UNICAD: A Unified Approach for Attack Detection, Noise Reduction and Novel Class Identification
Alvaro Lopez Pellicer, Kittipos Giatgong, Yi Li, Neeraj Suri, Plamen Angelov
TL;DR
UNICAD addresses the combined challenges of adversarial attacks and unseen classes in image classification by unifying attack detection, noise reduction, and novel class identification within a prototype-based, similarity-driven architecture. It introduces a layered design with a Feature Extraction Layer, Prototype Conditional Probability Layer, Global Decision Making Layer, Denoising Layer using a novel combined loss $\mathcal{L}_{\text{comb}}$, and an Attack Decision Making Layer to dynamically handle attacks and emerging classes.

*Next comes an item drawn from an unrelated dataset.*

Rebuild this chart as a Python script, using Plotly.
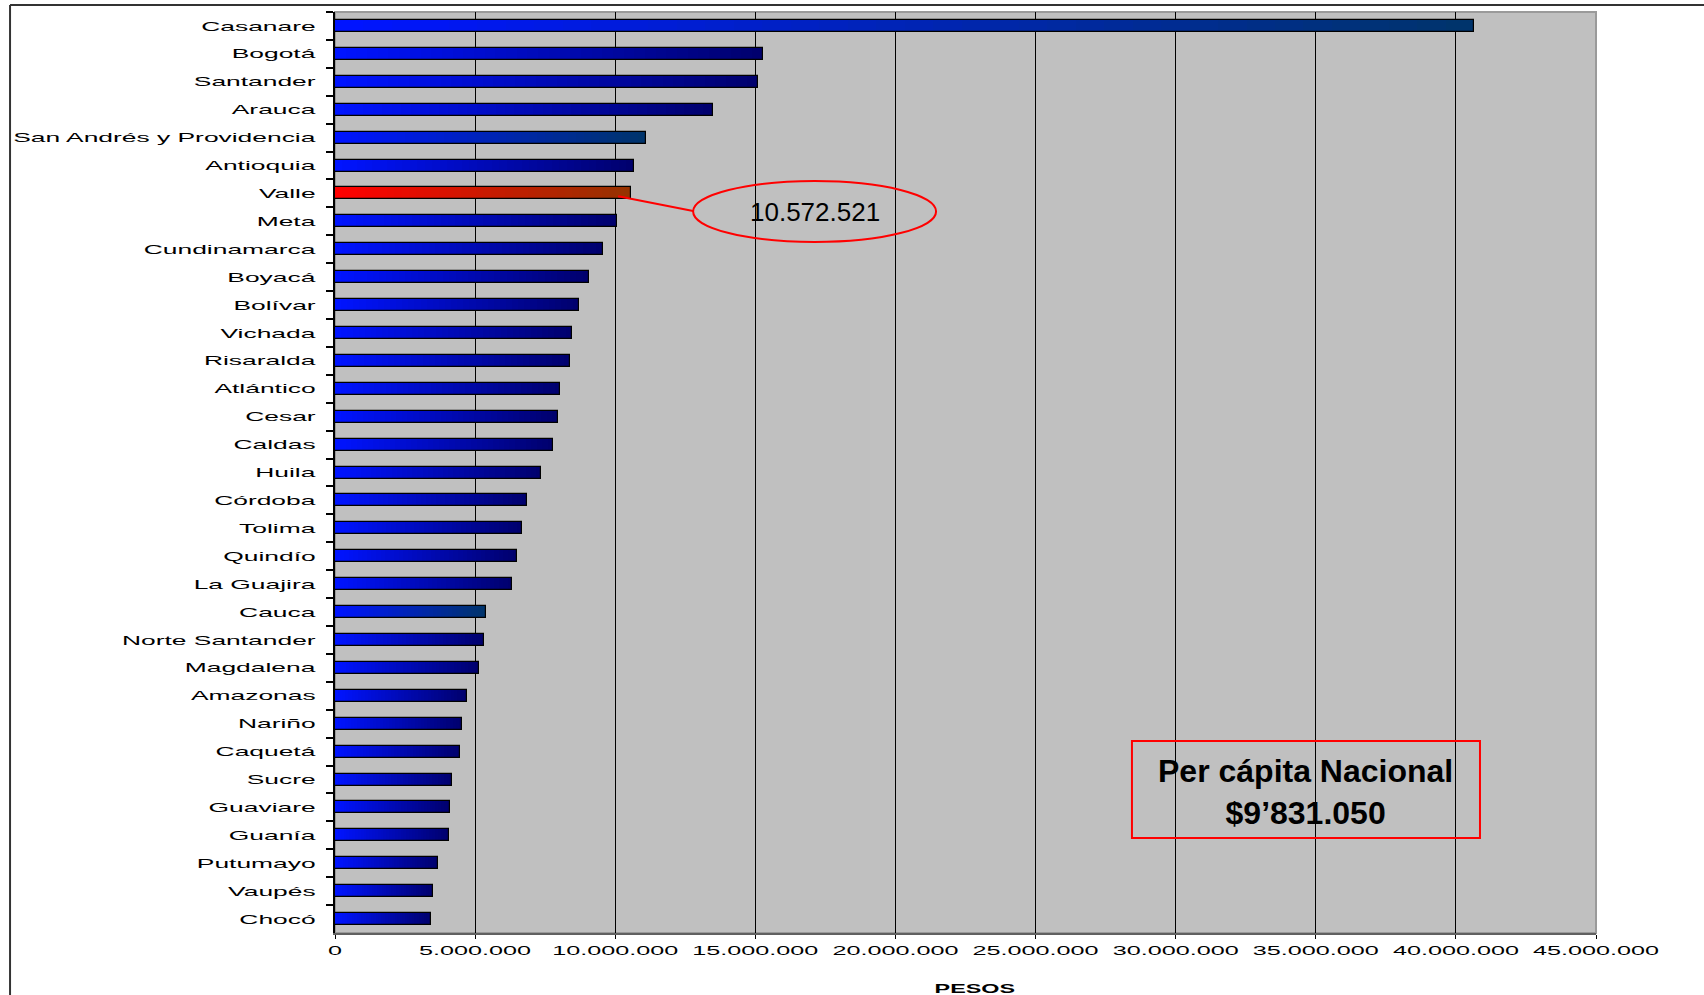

Key contributions include the prototype-based similarity framework, the embedded denoising autoencoder that preserves latent and pixel fidelity, and the ability to detect and incorporate new classes without full retraining, demonstrated on CIFAR-10 with backbones like VGG-16 and DINOv2. The results show strong robustness under FGSM, PGD, and C&W attacks, competitive unseen-class detection, and improved clean accuracy retention, signaling significant practical impact for secure and adaptable vision systems in dynamic environments where distribution shifts and adversarial threats occur. The work advances a practical path toward real-world deployment of unified defenses that balance accuracy, interpretability, and open-set adaptability.
Abstract
As the use of Deep Neural Networks (DNNs) becomes pervasive, their vulnerability to adversarial attacks and limitations in handling unseen classes poses significant challenges. The state-of-the-art offers discrete solutions aimed to tackle individual issues covering specific adversarial attack scenarios, classification or evolving learning. However, real-world systems need to be able to detect and recover from a wide range of adversarial attacks without sacrificing classification accuracy and to flexibly act in {\bf unseen} scenarios. In this paper, UNICAD, is proposed as a novel framework that integrates a variety of techniques to provide an adaptive solution. For the targeted image classification, UNICAD achieves accurate image classification, detects unseen classes, and recovers from adversarial attacks using Prototype and Similarity-based DNNs with denoising autoencoders. Our experiments performed on the CIFAR-10 dataset highlight UNICAD's effectiveness in adversarial mitigation and unseen class classification, outperforming traditional models.